A possibly apocryphal story once appeared on one of the American professional computing journals, of a Californian programmer who took his dog to work, because he found that explaining code to his dog was just as effective as talking to a human. (Cats, by the way, are useless. They are clearly not interested, at most they just sit on the keyboard until you supply food, whereas dogs pay attention and look as though they understand.) When the dog died he just pinned a photo of the dog beside his computer and claimed that worked almost as well. This story has appeared in various forms since - including “Rubber Duck Debugging”, as described in a well-known and excellent book called The Pragmatic Programmer. This version suggests that explaining your code to a rubber duck living by your screen is also highly effective. Make of that what you will: the point is that we can use verbalisation to force our mind to take a fresh viewpoint.
If I have a strong suspicion about where the error may be occurring, I may run a modified version of the code in which I have placed print() statements that show me the values held in the computer memory, or to indicate which way a conditional statement (if …) actually goes. A more sophisticated version of this is actively checking pre and post conditions around the area where you suspect an error. This works quite well for shortish programs, such as those answering teaching exercises, but with real-life codes you can end up with unmanageable amount of output in which you cannot find what you need.

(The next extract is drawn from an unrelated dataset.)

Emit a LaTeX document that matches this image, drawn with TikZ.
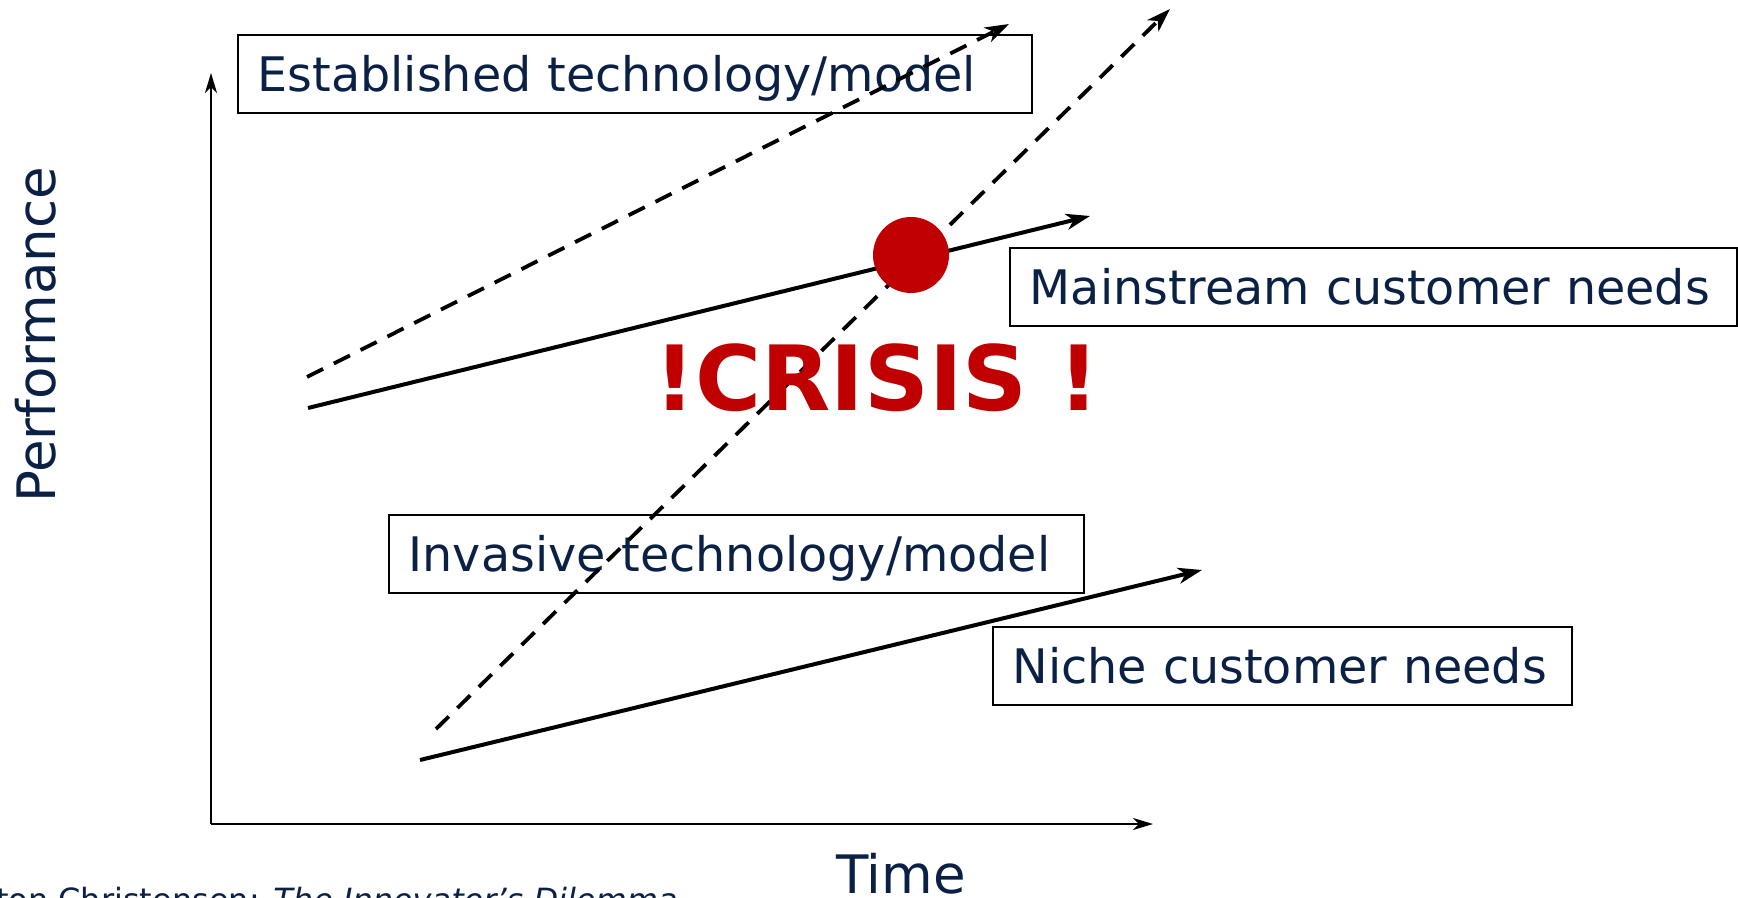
\documentclass[tikz,border=0pt]{standalone}
\usepackage{fontspec}
\setmainfont{DejaVu Sans}
\usetikzlibrary{arrows.meta}
\definecolor{navy}{HTML}{0A2145}
\definecolor{crisisred}{HTML}{C00000}
\begin{document}
\begin{tikzpicture}[x=0.5pt,y=-0.5pt,
  lbl/.style={draw=black, line width=0.75pt, text=navy, anchor=west,
    font=\fontsize{23.8pt}{28pt}\selectfont, align=left,
    inner xsep=10pt, inner ysep=0pt, minimum height=39pt,
    text height=17.4pt, text depth=0pt},
  axis/.style={line width=1.1pt, -{Stealth[length=10pt,width=6pt,inset=3pt]}},
  solidline/.style={line width=2pt, -{Stealth[length=12pt,width=8pt,inset=3.5pt]}},
  dashline/.style={line width=1.9pt, dash pattern=on 9pt off 6pt, -{Stealth[length=12pt,width=8pt,inset=3.5pt]}},
  axlabel/.style={text=navy, font=\fontsize{26.5pt}{30pt}\selectfont, inner sep=0pt}
]
\useasboundingbox (0,0) rectangle (1738,898);

% coordinates
\coordinate (origin) at (211,824);
\coordinate (ytop) at (211,73);
\coordinate (xend) at (1153,824);
\coordinate (estS) at (307,377);  \coordinate (estE) at (1009,24);
\coordinate (mainS) at (308,408); \coordinate (mainE) at (1090,216);
\coordinate (invS) at (436,729);  \coordinate (invE) at (1170,9);
\coordinate (nicS) at (420,760);  \coordinate (nicE) at (1202,570);

% axes
\draw[axis] (origin) -- (ytop);
\draw[axis] (origin) -- (xend);

% labels
\node[lbl, text width=377pt] (est) at (237,74) {Established technology/model};
\node[lbl, text width=343.5pt] (main) at (1009,287) {Mainstream customer needs};
\node[lbl, text width=327.5pt] (inv) at (388,554) {Invasive technology/model};
\node[lbl, text width=269.5pt] (nic) at (992,666) {Niche customer needs};

% lines
\draw[dashline] (estS) -- (estE);
\draw[solidline] (mainS) -- (mainE);
\draw[dashline] (invS) -- (invE);
\draw[solidline] (nicS) -- (nicE);

% crisis
\node[circle, fill=crisisred, minimum size=38pt, inner sep=0pt] (dot) at (911,255) {};
\node[text=crisisred, font=\bfseries\fontsize{45pt}{52pt}\selectfont, anchor=base, inner sep=0pt] (crisis) at (877,410) {!CRISIS !};

% axis titles
\node[axlabel, rotate=90, anchor=base] (perf) at (55,335) {Performance};
\node[axlabel, anchor=base] (time) at (901,893) {Time};

% citation
\node[text=navy, font=\fontsize{16pt}{19pt}\selectfont, anchor=base east, inner sep=0pt] (cite) at (678,911) {Clayton Christensen: \textit{The Innovator's Dilemma}};
\end{tikzpicture}
\end{document}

Professionals therefore find that is worth becoming familiar with debugging tools that are part of “IDEs” (Interactive Development Environments). These allow one to step through the code line by line and actually watch what it does. We can also, for example, pause execution and look at the values being held in memory and see whether our pre- and post-conditions are actually holding. They are better than the “print()” method because we can tell the tool to run the code normally until it reaches a certain line, or enters a certain function, for example. It then pauses for us to take control.